Guardado: C:\Users\Johnny\Desktop\IA-final\data\processed\coco_person_car_airplane_train.json
Guardado: C:\Users\Johnny\Desktop\IA-final\data\processed\coco_person_car_airplane_val.json


In [None]:
"""
This section:
- Builds fast indices for each split:
  - List of images with metadata
  - Annotations grouped by image_id
  - Per-class counts
- Saves the indices in `data/processed`.
"""

def build_index(coco_reduced: dict, target_cat_ids: list[int]) -> dict:
    images = coco_reduced["images"]
    annotations = coco_reduced["annotations"]

    img_id_to_anns = defaultdict(list)
    class_counter = Counter()

    for a in annotations:
        img_id = a["image_id"]
        img_id_to_anns[img_id].append({
            "id": a["id"],
            "bbox": a["bbox"],
            "category_id": a["category_id"],
            "iscrowd": a.get("iscrowd", 0),
            "area": a.get("area", None),
        })
        class_counter[a["category_id"]] += 1

    index_images = [{
        "id": img["id"],
        "file_name": img["file_name"],
        "width": img.get("width"),
        "height": img.get("height"),
        "num_anns": len(img_id_to_anns.get(img["id"], [])),
    } for img in images]

    return {
        "target_classes": TARGET_CLASSES,
        "target_category_ids": target_cat_ids,
        "num_images": len(index_images),
        "num_annotations": len(annotations),
        "class_counts_by_category_id": {str(k): int(v) for k, v in class_counter.items()},
        "images": index_images,
        "annotations_by_image_id": {str(k): v for k, v in img_id_to_anns.items()},
    }

train_index = build_index(reduced_train, target_cat_ids)
val_index = build_index(reduced_val, target_cat_ids)

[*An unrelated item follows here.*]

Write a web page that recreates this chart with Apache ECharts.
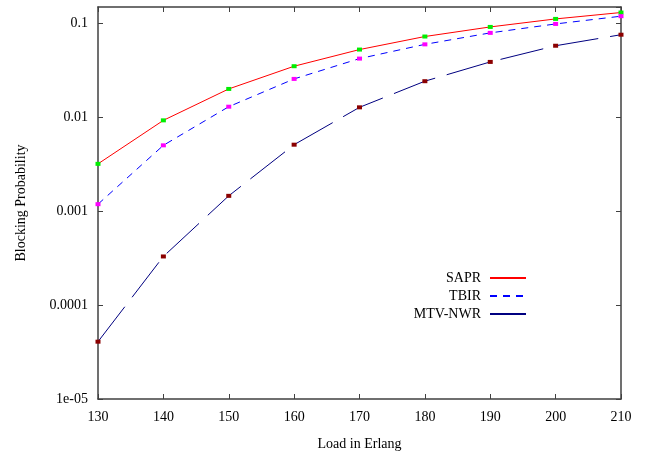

OUT_TRAIN_INDEX = (PROCESSED_DIR / "index_train_person_car_airplane.json").resolve()
OUT_VAL_INDEX = (PROCESSED_DIR / "index_val_person_car_airplane.json").resolve()

with open(OUT_TRAIN_INDEX, "w", encoding="utf-8") as f:
    json.dump(train_index, f, indent=2, ensure_ascii=False)

with open(OUT_VAL_INDEX, "w", encoding="utf-8") as f:
    json.dump(val_index, f, indent=2, ensure_ascii=False)

print("Guardado:", OUT_TRAIN_INDEX)
print("Guardado:", OUT_VAL_INDEX)


Guardado: C:\Users\Johnny\Desktop\IA-final\data\processed\index_train_person_car_airplane.json
Guardado: C:\Users\Johnny\Desktop\IA-final\data\processed\index_val_person_car_airplane.json


In [None]:
"""
After completing the previous steps, this section ensures that the final JSON saved to disk is reloaded and its counts are verified.
"""

with open(OUT_TRAIN_JSON, "r", encoding="utf-8") as f:
    train_check = json.load(f)

with open(OUT_VAL_JSON, "r", encoding="utf-8") as f:
    val_check = json.load(f)

print("Verificación desde disco:")
print("TRAIN images:", len(train_check["images"]))
print("VAL images  :", len(val_check["images"]))

if len(train_check["images"]) != MAX_TRAIN_IMAGES:
    raise RuntimeError(
        "El TRAIN_JSON guardado no coincide con MAX_TRAIN_IMAGES. "
        "No continúes con Notebook 03 hasta corregir esto."
    )

if len(val_check["images"]) != MAX_VAL_IMAGES:
    raise RuntimeError(
        "El VAL_JSON guardado no coincide con MAX_VAL_IMAGES. "
        "No continúes con Notebook 03 hasta corregir esto."
    )

print("Preprocesamiento finalizado correctamente. Notebook 03 ya puede entrenar en CPU.")


Verificación desde disco:
TRAIN images: 3300
VAL images  : 500
Preprocesamiento finalizado correctamente. Notebook 03 ya puede entrenar en CPU.